Un véhicule « haut de gamme » d’une valeur de 5,9 millions de francs a, en outre, été « acheté en juin 2003 par la présidence de la Polynésie française (…) et remis à Tahiti Tourisme ». Une voiture utilisée « lors des venues aux États-Unis de M. Gaston Flosse, lorsqu’il était président du gouvernement de la Polynésie française ».
« Tahiti Tourisme a indiqué que sa filiale (…) prenait en charge pendant toute cette période les frais d’assurance du véhicule et de parking. La dépense cumulée sur la période des frais d’assurance a été estimée par le GIE à 14 510 USD (1,8 million de francs). Les frais mensuels de parking s’élevaient à 180 USD, soit de 2004 à 2019, un total actualisé cumulé estimé à 32 400 USD (4 millions de francs) », souligne la CTC. Le véhicule est aujourd’hui en « état d’épave », après avoir subi un vol.
Selon la Chambre, la fermeture de la filiale américaine de Tahiti Tourisme a été actée. Un contrat de prestation pourrait être passé avec une société sur place pour la remplacer, comme c’est déjà le cas sur les autres marchés.
Représentation en Russie et « interventionnisme politique local »
Autre dossier ayant interpellé les magistrats de la Chambre : celui du projet de création, en 2017, d’une représentation de Polynésie à Saint-Pétersbourg, « même si le marché russe n’était pas particulièrement prometteur ».
« Il s’agissait d’une initiative prise dans le cadre d’un accord de partenariat signé le 29 mai 2016 entre la Polynésie française représentée par son ministre du Logement de l’époque, M. Tearii Alpha, et la région de Saint-Pétersbourg représentée par le centre de la coopération d’affaires internationales de Saint-Pétersbourg, représenté lui-même par son président, M. K », écrivent les magistrats financiers qui ajoutent qu’avant « qu’un contrat ne soit établi, sur demande du ministre, aux dires de Tahiti Tourisme, afin que la maison de la Polynésie puisse être inaugurée le 27 janvier 2017 en Russie lors d’un voyage d’une délégation du Pays et de Tahiti Tourisme, des fonds du GIE ont été versés via une banque de la place sur le compte personnel de M. K. ».

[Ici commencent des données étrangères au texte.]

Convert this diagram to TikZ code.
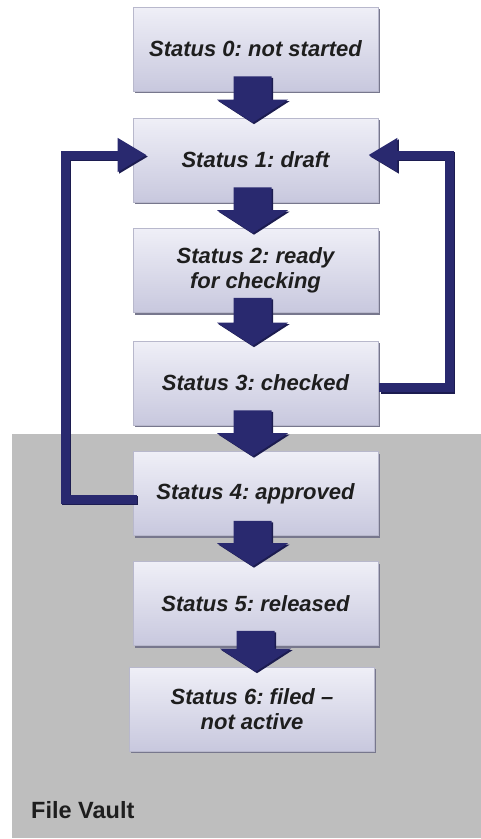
\documentclass[tikz,border=0pt]{standalone}
\usepackage{fontspec}
\setmainfont{Liberation Sans}
\usetikzlibrary{calc,arrows.meta,shadows}
\frenchspacing

\definecolor{navy}{HTML}{29296F}
\definecolor{navydark}{HTML}{1C1C50}
\definecolor{vault}{HTML}{BEBEBE}
\definecolor{boxtop}{HTML}{EFEFF7}
\definecolor{boxbot}{HTML}{C8C8DE}
\definecolor{boxedge}{HTML}{B8B8CC}
\definecolor{boxshade}{HTML}{77778D}
\definecolor{ink}{HTML}{1E1E1E}

\tikzset{
  status/.style={rectangle, minimum width=245pt, minimum height=84pt,
    inner sep=0pt, top color=boxtop, bottom color=boxbot,
    draw=boxedge, line width=0.6pt,
    drop shadow={shadow xshift=1.5pt, shadow yshift=-2pt, fill=boxshade, opacity=1},
    font=\fontsize{22}{25}\selectfont\bfseries\itshape, text=ink, align=center},
  loopline/.style={line width=9pt, line join=miter, line cap=butt,
    -{Triangle[length=29pt,width=32pt]}},
  vaultlabel/.style={font=\fontsize{23.5}{28}\selectfont\bfseries, text=ink,
    inner sep=0pt, anchor=base west}
}

% block arrow from the bottom of one status box to the top of the next
\newcommand{\stepflow}[3]{%
  \coordinate (s) at ($(#1.south)+(#3,-15)$);
  \coordinate (t) at ($(#2.north)+(#3,5)$);
  \foreach \dx/\col in {1.5/navydark,0/navy}{%
    \fill[\col] ($(s)+(-19+\dx,\dx)$) -- ($(s)+(19+\dx,\dx)$)
      -- ($(s|-t)+(19+\dx,-23+\dx)$) -- ($(s|-t)+(35.5+\dx,-23+\dx)$)
      -- ($(s|-t)+(\dx,\dx)$)
      -- ($(s|-t)+(-35.5+\dx,-23+\dx)$) -- ($(s|-t)+(-19+\dx,-23+\dx)$) -- cycle;
  }%
}

\begin{document}
\begin{tikzpicture}[x=1pt,y=-1pt]
  \useasboundingbox (0,0) rectangle (481,839);

  % file vault area
  \fill[vault] (12,434) rectangle (481,838);
  \node[vaultlabel] (vault) at (31,818) {File Vault};

  % status boxes
  \node[status] (b0) at (255.5,49)    {Status 0: not started};
  \node[status] (b1) at (255.5,160)   {Status 1: draft};
  \node[status] (b2) at (255.5,270.5) {Status 2: ready\\for checking};
  \node[status] (b3) at (255.5,383)   {Status 3: checked};
  \node[status] (b4) at (255.5,493.5) {Status 4: approved};
  \node[status] (b5) at (255.5,603.5) {Status 5: released};
  \node[status] (b6) at (252,709)     {Status 6: filed --\\not active};

  % feedback loops back to the draft status
  \coordinate (l0) at ($(b4.west)+(4,5.5)$);
  \coordinate (l1) at (65,499);
  \coordinate (l2) at (65,155);
  \coordinate (l3) at ($(b1.west)+(14,-5)$);
  \coordinate (r0) at ($(b3.east)+(1,4.5)$);
  \coordinate (r1) at (449,387.5);
  \coordinate (r2) at (449,155);
  \coordinate (r3) at ($(b1.east)+(-10,-5)$);
  \foreach \dx/\col in {1.5/navydark,0/navy}{%
    \draw[loopline,\col] ($(l0)+(\dx,\dx)$) -- ($(l1)+(\dx,\dx)$)
      -- ($(l2)+(\dx,\dx)$) -- ($(l3)+(\dx,\dx)$);
    \draw[loopline,\col] ($(r0)+(\dx,\dx)$) -- ($(r1)+(\dx,\dx)$)
      -- ($(r2)+(\dx,\dx)$) -- ($(r3)+(\dx,\dx)$);
  }

  % forward steps
  \stepflow{b0}{b1}{-3}
  \stepflow{b1}{b2}{-3}
  \stepflow{b2}{b3}{-3}
  \stepflow{b3}{b4}{-3}
  \stepflow{b4}{b5}{-3}
  \stepflow{b5}{b6}{0}
\end{tikzpicture}
\end{document}
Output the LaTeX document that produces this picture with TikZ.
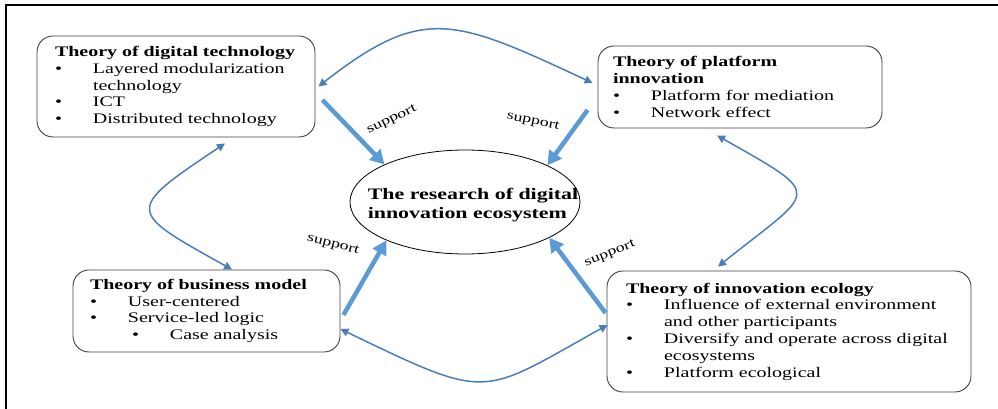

Mais le projet a fait long feu. En juin 2017, le conseil d’administration de Tahiti Tourisme a en effet acté la fermeture de cette représentation en Russie. In fine, « l’examen de la comptabilité du GIE confirme un solde payé de 3 947 697 millions de francs, soit un coût total de 7 496 197 millions de francs », indique la CTC alors qu’aucune « action de promotion » n’a été réalisée.
Destinataires de cette observation de la Chambre, Tearii Alpha et Jean-Christophe Bouissou, ministre du Tourisme à l’époque, « n’ont pas formulé de réponse ».